Given the anniversary of such an important milestone for Member States and indigenous peoples, the Permanent Forum encourages those States that have not yet ratified or acceded to the Indigenous and Tribal Peoples Convention, 1989 (No. 169) to consider doing so.
The Permanent Forum reiterates that indigenous peoples should report to the Forum on how they are implementing the Declaration in their own communities, thereby contributing to the growing evidence of how the principles enshrined in the Declaration are being practised.
The Permanent Forum, in accordance with article 26 of the United Nations Declaration on the Rights of Indigenous Peoples (the right to the lands, territories and resources that the indigenous peoples have traditionally owned, occupied or otherwise used or acquired), requests States, United Nations agencies, churches, non-governmental organizations and the private sector to fully respect the property rights of indigenous peoples in voluntary isolation and initial contact in the Amazon and the Paraguayan and Bolivian Chaco.
Member States must urgently address violence against indigenous peoples, including State violence, gender-based violence, forced assimilation and forced child removals, discrimination in the justice system and other forms of discrimination, including discrimination based on gender, religion, disability, age and LGBTIQ identity. The Forum encourages the Expert Mechanism, at its earliest convenience, to engage with the Governments of Australia and New Zealand, and with the participation of indigenous peoples, regarding the removal of indigenous children.
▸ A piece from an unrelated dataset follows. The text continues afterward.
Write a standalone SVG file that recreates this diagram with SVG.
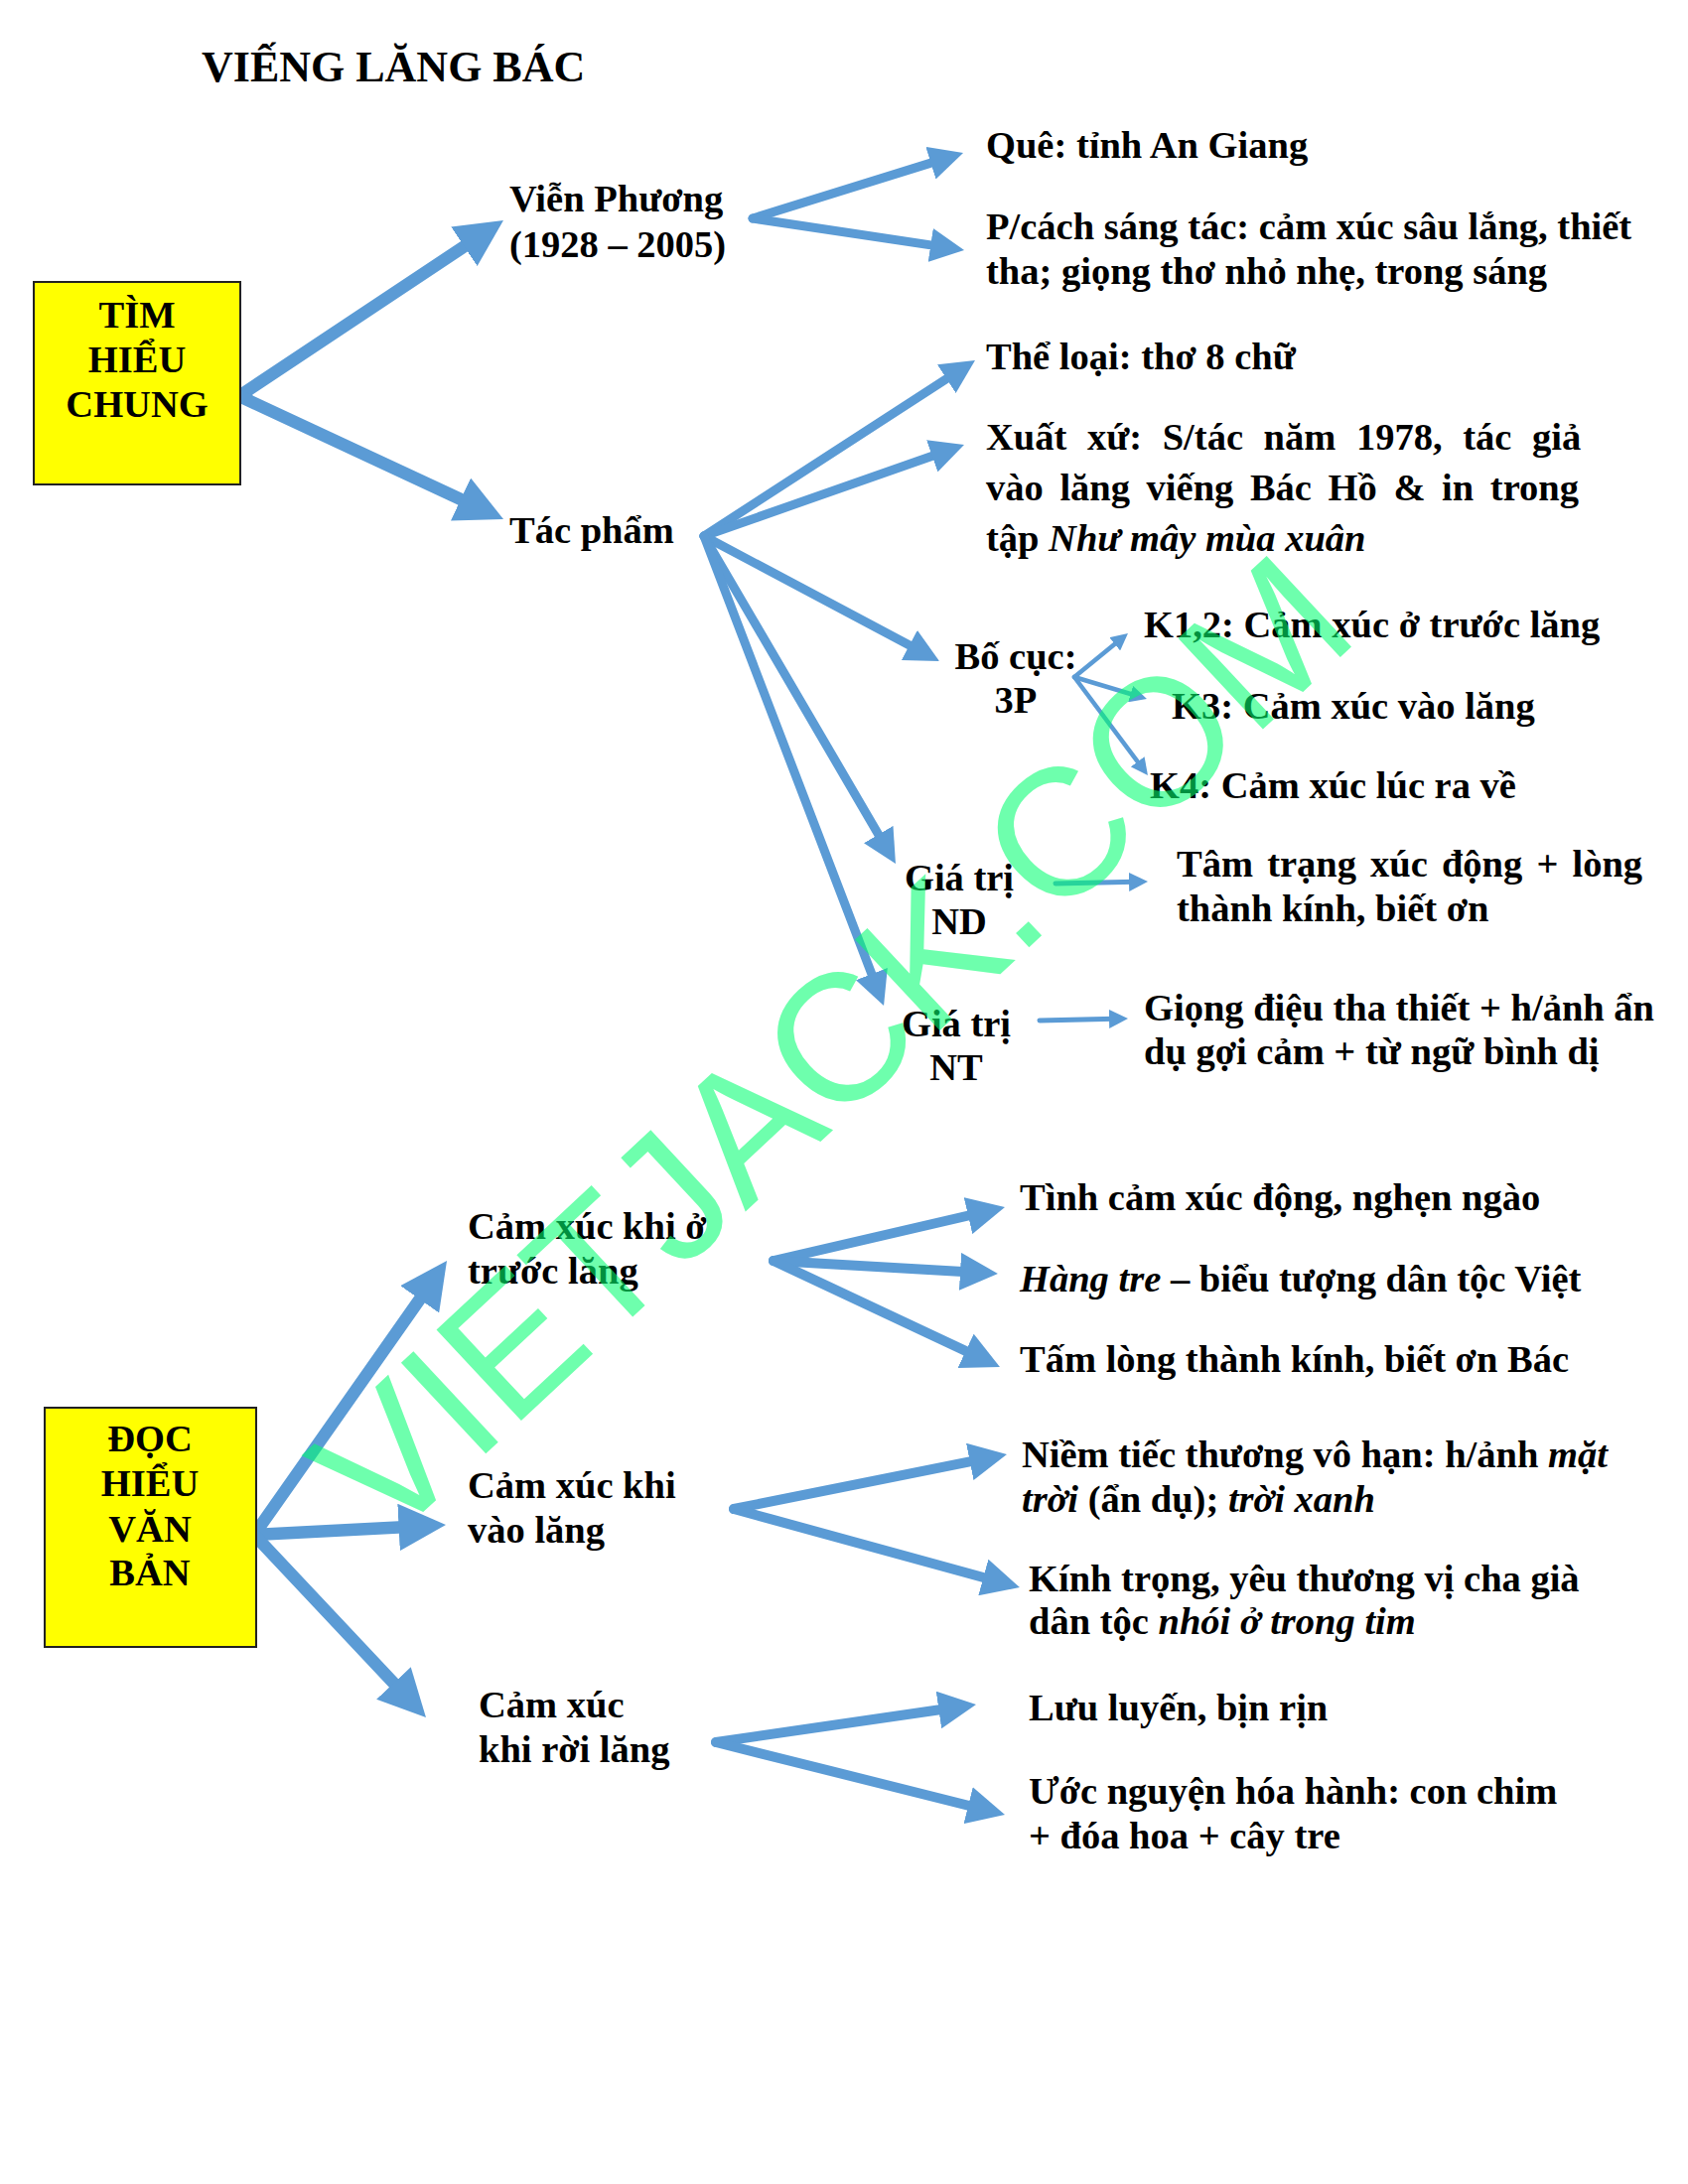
<svg xmlns="http://www.w3.org/2000/svg" width="1700" height="2200" viewBox="0 0 1700 2200">
<defs>
<marker id="ah" viewBox="0 0 10 10" refX="3" refY="5" markerWidth="3.8" markerHeight="3.8" orient="auto"><path d="M0,0 L10,5 L0,10 z" fill="#5B9BD5"/></marker>
<style>
.t{font-family:"Liberation Serif","Times New Roman",serif;font-weight:bold;font-size:38.5px;fill:#000}
.i{font-style:italic}
.c{text-anchor:middle}
.box{fill:#FFFF00;stroke:#222;stroke-width:2}
.a{stroke:#5B9BD5;fill:none;stroke-linecap:round;marker-end:url(#ah)}
.a1{stroke-width:12.5}
.a2{stroke-width:9}
.a3{stroke-width:10}
.a4{stroke-width:4.5}
.wm{font-family:"Liberation Sans",Arial,sans-serif;font-weight:normal;font-size:182px;fill:#00FF6E;fill-opacity:0.57;text-anchor:middle}
</style>
</defs>
<rect width="1700" height="2200" fill="#fff"/>
<g id="title"><text class="t" x="203" y="82" style="font-size:44px">VIẾNG LĂNG BÁC</text></g>

<g id="connectors">
<line class="a a1" x1="241" y1="399" x2="479.3" y2="240.4"/>
<line class="a a1" x1="241" y1="399" x2="476.9" y2="509"/>
<line class="a a2" x1="758" y1="220" x2="947.2" y2="161.1"/>
<line class="a a2" x1="758" y1="220" x2="947.4" y2="248.4"/>
<line class="a a2" x1="709" y1="540" x2="961.9" y2="376"/>
<line class="a a2" x1="709" y1="540" x2="948.4" y2="455.9"/>
<line class="a a2" x1="709" y1="540" x2="924.9" y2="654.8"/>
<line class="a a2" x1="709" y1="540" x2="889.9" y2="849.4"/>
<line class="a a2" x1="709" y1="540" x2="881.5" y2="990.7"/>
<line class="a a4" x1="1082" y1="682" x2="1126.7" y2="645.6"/>
<line class="a a4" x1="1082" y1="682" x2="1143.5" y2="700.5"/>
<line class="a a4" x1="1082" y1="682" x2="1148.8" y2="771.4"/>
<line class="a" style="stroke-width:5" x1="1063" y1="890" x2="1142.7" y2="888.3"/>
<line class="a" style="stroke-width:5" x1="1047" y1="1028" x2="1122.7" y2="1026.3"/>
<line class="a a1" x1="256" y1="1546" x2="430.9" y2="1297.2"/>
<line class="a a1" x1="256" y1="1546" x2="415.8" y2="1537.7"/>
<line class="a a1" x1="256" y1="1546" x2="406.2" y2="1705.8"/>
<line class="a a3" x1="779" y1="1270" x2="986.1" y2="1222"/>
<line class="a a3" x1="779" y1="1270" x2="978.4" y2="1281.5"/>
<line class="a a3" x1="779" y1="1270" x2="982.9" y2="1365.7"/>
<line class="a a3" x1="739" y1="1520" x2="987.9" y2="1470.2"/>
<line class="a a3" x1="739" y1="1520" x2="1001.3" y2="1592"/>
<line class="a a3" x1="721" y1="1755" x2="956.7" y2="1720.8"/>
<line class="a a3" x1="721" y1="1755" x2="986.2" y2="1821.5"/>
</g>

<g id="tim-hieu-chung">
<rect class="box" x="34" y="284" width="208" height="204"/>
<text class="t c" x="138" y="330">TÌM</text>
<text class="t c" x="138" y="375">HIỂU</text>
<text class="t c" x="138" y="420">CHUNG</text>
</g>
<g id="vien-phuong">
<text class="t" x="513" y="213">Viễn Phương</text>
<text class="t" x="513" y="259">(1928 – 2005)</text>
</g>
<g id="tac-pham"><text class="t" x="513" y="547">Tác phẩm</text></g>
<g id="que"><text class="t" x="993" y="159">Quê: tỉnh An Giang</text></g>
<g id="phong-cach">
<text class="t" x="993" y="241">P/cách sáng tác: cảm xúc sâu lắng, thiết</text>
<text class="t" x="993" y="286">tha; giọng thơ nhỏ nhẹ, trong sáng</text>
</g>
<g id="the-loai"><text class="t" x="993" y="372">Thể loại: thơ 8 chữ</text></g>
<g id="xuat-xu">
<text class="t" x="993" y="453" word-spacing="11">Xuất xứ: S/tác năm 1978, tác giả</text>
<text class="t" x="993" y="504" word-spacing="7">vào lăng viếng Bác Hồ &amp; in trong</text>
<text class="t" x="993" y="555">tập <tspan class="i">Như mây mùa xuân</tspan></text>
</g>
<g id="bo-cuc">
<text class="t c" x="1023" y="674">Bố cục:</text>
<text class="t c" x="1023" y="718">3P</text>
</g>
<g id="k12"><text class="t" x="1152" y="642">K1,2: Cảm xúc ở trước lăng</text></g>
<g id="k3"><text class="t" x="1180" y="724">K3: Cảm xúc vào lăng</text></g>
<g id="k4"><text class="t" x="1158" y="804">K4: Cảm xúc lúc ra về</text></g>
<g id="gia-tri-nd">
<text class="t c" x="966" y="897">Giá trị</text>
<text class="t c" x="966" y="941">ND</text>
</g>
<g id="tam-trang">
<text class="t" x="1185" y="883" word-spacing="4.5">Tâm trạng xúc động + lòng</text>
<text class="t" x="1185" y="928">thành kính, biết ơn</text>
</g>
<g id="gia-tri-nt">
<text class="t c" x="963" y="1044">Giá trị</text>
<text class="t c" x="963" y="1088">NT</text>
</g>
<g id="giong-dieu">
<text class="t" x="1152" y="1028">Giọng điệu tha thiết + h/ảnh ẩn</text>
<text class="t" x="1152" y="1072">dụ gợi cảm + từ ngữ bình dị</text>
</g>

<g id="doc-hieu-van-ban">
<rect class="box" x="45" y="1418" width="213" height="241"/>
<text class="t c" x="151" y="1462">ĐỌC</text>
<text class="t c" x="151" y="1507">HIỂU</text>
<text class="t c" x="151" y="1553">VĂN</text>
<text class="t c" x="151" y="1597">BẢN</text>
</g>
<g id="truoc-lang">
<text class="t" x="471" y="1248">Cảm xúc khi ở</text>
<text class="t" x="471" y="1293">trước lăng</text>
</g>
<g id="vao-lang">
<text class="t" x="471" y="1509">Cảm xúc khi</text>
<text class="t" x="471" y="1554">vào lăng</text>
</g>
<g id="roi-lang">
<text class="t" x="482" y="1730">Cảm xúc</text>
<text class="t" x="482" y="1775">khi rời lăng</text>
</g>
<g id="tinh-cam"><text class="t" x="1027" y="1219">Tình cảm xúc động, nghẹn ngào</text></g>
<g id="hang-tre"><text class="t" x="1027" y="1301"><tspan class="i">Hàng tre</tspan> – biểu tượng dân tộc Việt</text></g>
<g id="tam-long"><text class="t" x="1027" y="1382">Tấm lòng thành kính, biết ơn Bác</text></g>
<g id="niem-tiec">
<text class="t" x="1029" y="1478">Niềm tiếc thương vô hạn: h/ảnh <tspan class="i">mặt</tspan></text>
<text class="t" x="1029" y="1523"><tspan class="i">trời</tspan> (ẩn dụ); <tspan class="i">trời xanh</tspan></text>
</g>
<g id="kinh-trong">
<text class="t" x="1036" y="1603">Kính trọng, yêu thương vị cha già</text>
<text class="t" x="1036" y="1646">dân tộc <tspan class="i">nhói ở trong tim</tspan></text>
</g>
<g id="luu-luyen"><text class="t" x="1036" y="1733">Lưu luyến, bịn rịn</text></g>
<g id="uoc-nguyen">
<text class="t" x="1036" y="1817">Ước nguyện hóa hành: con chim</text>
<text class="t" x="1036" y="1862">+ đóa hoa + cây tre</text>
</g>

<g id="watermark"><text class="wm" transform="translate(880,1100) rotate(-43)">VIETJACK.COM</text></g>
</svg>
The Permanent Forum recommends that adequate and sustained funding and other support be provided to the aforementioned projects of UNDP and ILO and that they be replicated in different regions of the world.
Mauna Kea, the sacred mountain for native Hawaiians, is currently targeted for the placement of an international observatory featuring a 30-metre telescope. Such an activity inhibits and is contrary to the rights articulated in articles 11 and 12 of the United Nations Declaration. In addition, the Permanent Forum strongly recommends that the free, prior and informed consent of native Hawaiians be recognized.